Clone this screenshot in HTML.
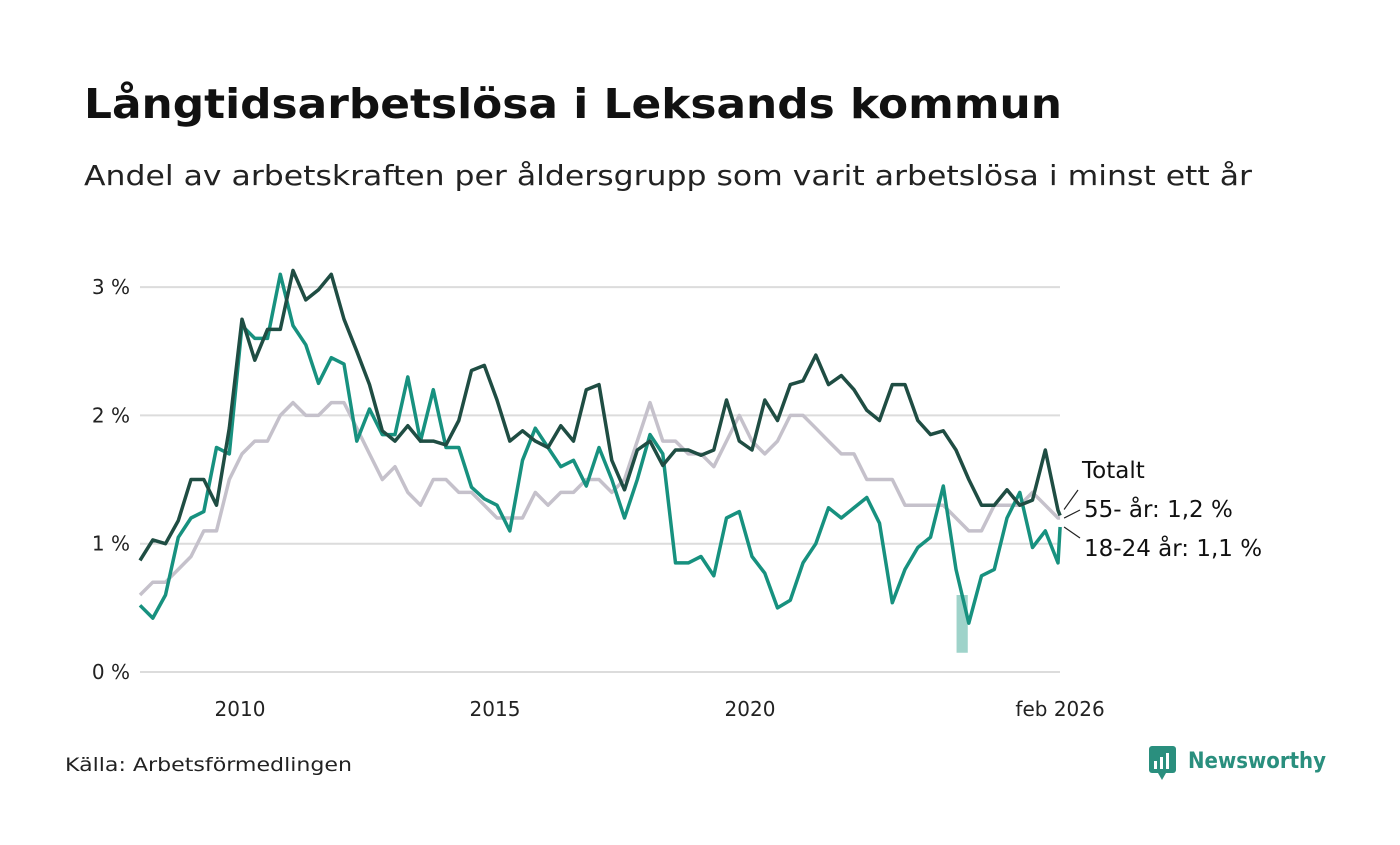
<!DOCTYPE html>
<html><head><meta charset="utf-8"><style>
body{margin:0;background:#fff;}
svg text{font-family:"DejaVu Sans","Liberation Sans",sans-serif;}
</style></head><body>
<svg id="chart" width="1400" height="840" viewBox="0 0 1400 840" xmlns="http://www.w3.org/2000/svg">
<text x="84" y="118" font-size="41" font-weight="bold" fill="#111" textLength="978" lengthAdjust="spacingAndGlyphs">Långtidsarbetslösa i Leksands kommun</text>
<text x="84" y="185" font-size="28" fill="#222" textLength="1168" lengthAdjust="spacingAndGlyphs">Andel av arbetskraften per åldersgrupp som varit arbetslösa i minst ett år</text>
<g id="grid"></g>
<g id="series"></g>
<g id="labels"></g>
<text x="65" y="771" font-size="19" fill="#222" textLength="287" lengthAdjust="spacingAndGlyphs">Källa: Arbetsförmedlingen</text>
<g>
<rect x="1149" y="746" width="27" height="27" rx="3" fill="#2a8f7e"/>
<path d="M1158 773 L1162 780 L1166 773 Z" fill="#2a8f7e"/>
<rect x="1154" y="761" width="3" height="8" fill="#fff"/><rect x="1160" y="757" width="3" height="12" fill="#fff"/><rect x="1166" y="753" width="3" height="16" fill="#fff"/>
<text x="1188" y="768" font-size="22" font-weight="bold" fill="#2a8f7e" textLength="138" lengthAdjust="spacingAndGlyphs">Newsworthy</text>
</g>
</svg>
<script>
const dates = [];
for (let i = 0; i < 73; i++) dates.push(2008.04 + i * 0.25);
dates.push(2026.08);
const totalt = [0.87,1.03,1.0,1.18,1.5,1.5,1.3,1.9,2.75,2.43,
2.67,2.67,3.13,2.9,2.98,3.1,2.75,2.5,2.24,1.88,
1.8,1.92,1.8,1.8,1.77,1.96,2.35,2.39,2.12,1.8,
1.88,1.8,1.75,1.92,1.8,2.2,2.24,1.65,1.42,1.73,
1.8,1.61,1.73,1.73,1.69,1.73,2.12,1.8,1.73,2.12,
1.96,2.24,2.27,2.47,2.24,2.31,2.2,2.04,1.96,2.24,
2.24,1.96,1.85,1.88,1.73,1.5,1.3,1.3,1.42,1.3,
1.34,1.73,1.26,1.22];
const age55 = [0.6,0.7,0.7,0.8,0.9,1.1,1.1,1.5,1.7,1.8,
1.8,2.0,2.1,2.0,2.0,2.1,2.1,1.9,1.7,1.5,
1.6,1.4,1.3,1.5,1.5,1.4,1.4,1.3,1.2,1.2,
1.2,1.4,1.3,1.4,1.4,1.5,1.5,1.4,1.5,1.8,
2.1,1.8,1.8,1.7,1.7,1.6,1.8,2.0,1.8,1.7,
1.8,2.0,2.0,1.9,1.8,1.7,1.7,1.5,1.5,1.5,
1.3,1.3,1.3,1.3,1.2,1.1,1.1,1.3,1.3,1.3,
1.4,1.3,1.2,1.2];
const age1824 = [0.52,0.42,0.6,1.05,1.2,1.25,1.75,1.7,2.7,2.6,
2.6,3.1,2.7,2.55,2.25,2.45,2.4,1.8,2.05,1.85,
1.85,2.3,1.8,2.2,1.75,1.75,1.44,1.35,1.3,1.1,
1.65,1.9,1.75,1.6,1.65,1.45,1.75,1.5,1.2,1.5,
1.85,1.7,0.85,0.85,0.9,0.75,1.2,1.25,0.9,0.77,
0.5,0.56,0.85,1.0,1.28,1.2,1.28,1.36,1.16,0.54,
0.8,0.97,1.05,1.45,0.8,0.38,0.75,0.8,1.2,1.4,
0.97,1.1,0.85,1.13];
const yTicks = [0,1,2,3];
const yTickLabels = ["0 %","1 %","2 %","3 %"];
const xTicks = [2010,2015,2020,2026.08];
const xTickLabels = ["2010","2015","2020","feb 2026"];
const band = [[2024.05,0.15,0.6],[2024.27,0.15,0.6]];

const NS="http://www.w3.org/2000/svg";
const xS = t => 240 + (t - 2010) * 51;
const yS = v => 672 - v * 128.3;
function mk(tag, attrs, parent){const e=document.createElementNS(NS,tag);for(const k in attrs)e.setAttribute(k,attrs[k]);parent.appendChild(e);return e;}
const grid=document.getElementById('grid'), series=document.getElementById('series'), labels=document.getElementById('labels');
yTicks.forEach((v,i)=>{
  const l=mk('line',{x1:140,x2:1060,y1:yS(v),y2:yS(v),stroke:'#dcdcdc','stroke-width':2},grid);
  
  
  const t=mk('text',{x:130,y:yS(v)+7,'font-size':20,fill:'#222','text-anchor':'end'},grid);
  t.textContent=yTickLabels[i];
  
  
});
xTicks.forEach((v,i)=>{
  const t=mk('text',{x:xS(v),y:716,'font-size':20,fill:'#222','text-anchor':'middle'},grid);
  t.textContent=xTickLabels[i];
  
  
});
const bd=mk('rect',{x:xS(band[0][0]),y:yS(band[0][2]),width:xS(band[1][0])-xS(band[0][0]),height:yS(band[0][1])-yS(band[0][2]),fill:'#9fd3ca'},series);


function line(vals,color,name){
  const d=vals.map((v,i)=>(i?'L':'M')+xS(dates[i]).toFixed(1)+' '+yS(v).toFixed(1)).join(' ');
  const p=mk('path',{d:d,fill:'none',stroke:color,'stroke-width':3.5,'stroke-linejoin':'round'},series);
  
  
}
line(age55,'#c5c1cb','line-55-plus');
line(age1824,'#17917f','line-18-24');
line(totalt,'#1f4d43','line-totalt');
const lx=xS(dates[dates.length-1]);
const lbls=[["Totalt",1082,478,totalt[totalt.length-1],'label-totalt'],
 ["55- år: 1,2 %",1084,517,age55[age55.length-1],'label-55-plus'],
 ["18-24 år: 1,1 %",1084,556,age1824[age1824.length-1],'label-18-24']];
lbls.forEach(([s,x,y,v,n],i)=>{
  const ty=[490,510,538][i];
  const l=mk('line',{x1:lx+4,y1:yS(v)-(i===0?6:0),x2:x-4,y2:ty,stroke:'#222','stroke-width':1.2},labels);
  
  
  const t=mk('text',{x:x,y:y,'font-size':23,fill:'#111'},labels);
  t.textContent=s;
  
  
});
</script>
</body></html>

━━━━━━━━

■ **Your goal**
Produce an exact copy of each line of data, skipping embedded images.

■ **Right answer**
Clone this screenshot in HTML.
<!DOCTYPE html>
<html><head><meta charset="utf-8"><style>
body{margin:0;background:#fff;}
svg text{font-family:"DejaVu Sans","Liberation Sans",sans-serif;}
</style></head><body>
<svg id="chart" width="1400" height="840" viewBox="0 0 1400 840" xmlns="http://www.w3.org/2000/svg">
<text x="84" y="118" font-size="41" font-weight="bold" fill="#111" textLength="978" lengthAdjust="spacingAndGlyphs">Långtidsarbetslösa i Leksands kommun</text>
<text x="84" y="185" font-size="28" fill="#222" textLength="1168" lengthAdjust="spacingAndGlyphs">Andel av arbetskraften per åldersgrupp som varit arbetslösa i minst ett år</text>
<g id="grid"></g>
<g id="series"></g>
<g id="labels"></g>
<text x="65" y="771" font-size="19" fill="#222" textLength="287" lengthAdjust="spacingAndGlyphs">Källa: Arbetsförmedlingen</text>
<g>
<rect x="1149" y="746" width="27" height="27" rx="3" fill="#2a8f7e"/>
<path d="M1158 773 L1162 780 L1166 773 Z" fill="#2a8f7e"/>
<rect x="1154" y="761" width="3" height="8" fill="#fff"/><rect x="1160" y="757" width="3" height="12" fill="#fff"/><rect x="1166" y="753" width="3" height="16" fill="#fff"/>
<text x="1188" y="768" font-size="22" font-weight="bold" fill="#2a8f7e" textLength="138" lengthAdjust="spacingAndGlyphs">Newsworthy</text>
</g>
</svg>
<script>
const dates = [];
for (let i = 0; i < 73; i++) dates.push(2008.04 + i * 0.25);
dates.push(2026.08);
const totalt = [0.87,1.03,1.0,1.18,1.5,1.5,1.3,1.9,2.75,2.43,
2.67,2.67,3.13,2.9,2.98,3.1,2.75,2.5,2.24,1.88,
1.8,1.92,1.8,1.8,1.77,1.96,2.35,2.39,2.12,1.8,
1.88,1.8,1.75,1.92,1.8,2.2,2.24,1.65,1.42,1.73,
1.8,1.61,1.73,1.73,1.69,1.73,2.12,1.8,1.73,2.12,
1.96,2.24,2.27,2.47,2.24,2.31,2.2,2.04,1.96,2.24,
2.24,1.96,1.85,1.88,1.73,1.5,1.3,1.3,1.42,1.3,
1.34,1.73,1.26,1.22];
const age55 = [0.6,0.7,0.7,0.8,0.9,1.1,1.1,1.5,1.7,1.8,
1.8,2.0,2.1,2.0,2.0,2.1,2.1,1.9,1.7,1.5,
1.6,1.4,1.3,1.5,1.5,1.4,1.4,1.3,1.2,1.2,
1.2,1.4,1.3,1.4,1.4,1.5,1.5,1.4,1.5,1.8,
2.1,1.8,1.8,1.7,1.7,1.6,1.8,2.0,1.8,1.7,
1.8,2.0,2.0,1.9,1.8,1.7,1.7,1.5,1.5,1.5,
1.3,1.3,1.3,1.3,1.2,1.1,1.1,1.3,1.3,1.3,
1.4,1.3,1.2,1.2];
const age1824 = [0.52,0.42,0.6,1.05,1.2,1.25,1.75,1.7,2.7,2.6,
2.6,3.1,2.7,2.55,2.25,2.45,2.4,1.8,2.05,1.85,
1.85,2.3,1.8,2.2,1.75,1.75,1.44,1.35,1.3,1.1,
1.65,1.9,1.75,1.6,1.65,1.45,1.75,1.5,1.2,1.5,
1.85,1.7,0.85,0.85,0.9,0.75,1.2,1.25,0.9,0.77,
0.5,0.56,0.85,1.0,1.28,1.2,1.28,1.36,1.16,0.54,
0.8,0.97,1.05,1.45,0.8,0.38,0.75,0.8,1.2,1.4,
0.97,1.1,0.85,1.13];
const yTicks = [0,1,2,3];
const yTickLabels = ["0 %","1 %","2 %","3 %"];
const xTicks = [2010,2015,2020,2026.08];
const xTickLabels = ["2010","2015","2020","feb 2026"];
const band = [[2024.05,0.15,0.6],[2024.27,0.15,0.6]];

const NS="http://www.w3.org/2000/svg";
const xS = t => 240 + (t - 2010) * 51;
const yS = v => 672 - v * 128.3;
function mk(tag, attrs, parent){const e=document.createElementNS(NS,tag);for(const k in attrs)e.setAttribute(k,attrs[k]);parent.appendChild(e);return e;}
const grid=document.getElementById('grid'), series=document.getElementById('series'), labels=document.getElementById('labels');
yTicks.forEach((v,i)=>{
  const l=mk('line',{x1:140,x2:1060,y1:yS(v),y2:yS(v),stroke:'#dcdcdc','stroke-width':2},grid);
  
  
  const t=mk('text',{x:130,y:yS(v)+7,'font-size':20,fill:'#222','text-anchor':'end'},grid);
  t.textContent=yTickLabels[i];
  
  
});
xTicks.forEach((v,i)=>{
  const t=mk('text',{x:xS(v),y:716,'font-size':20,fill:'#222','text-anchor':'middle'},grid);
  t.textContent=xTickLabels[i];
  
  
});
const bd=mk('rect',{x:xS(band[0][0]),y:yS(band[0][2]),width:xS(band[1][0])-xS(band[0][0]),height:yS(band[0][1])-yS(band[0][2]),fill:'#9fd3ca'},series);


function line(vals,color,name){
  const d=vals.map((v,i)=>(i?'L':'M')+xS(dates[i]).toFixed(1)+' '+yS(v).toFixed(1)).join(' ');
  const p=mk('path',{d:d,fill:'none',stroke:color,'stroke-width':3.5,'stroke-linejoin':'round'},series);
  
  
}
line(age55,'#c5c1cb','line-55-plus');
line(age1824,'#17917f','line-18-24');
line(totalt,'#1f4d43','line-totalt');
const lx=xS(dates[dates.length-1]);
const lbls=[["Totalt",1082,478,totalt[totalt.length-1],'label-totalt'],
 ["55- år: 1,2 %",1084,517,age55[age55.length-1],'label-55-plus'],
 ["18-24 år: 1,1 %",1084,556,age1824[age1824.length-1],'label-18-24']];
lbls.forEach(([s,x,y,v,n],i)=>{
  const ty=[490,510,538][i];
  const l=mk('line',{x1:lx+4,y1:yS(v)-(i===0?6:0),x2:x-4,y2:ty,stroke:'#222','stroke-width':1.2},labels);
  
  
  const t=mk('text',{x:x,y:y,'font-size':23,fill:'#111'},labels);
  t.textContent=s;
  
  
});
</script>
</body></html>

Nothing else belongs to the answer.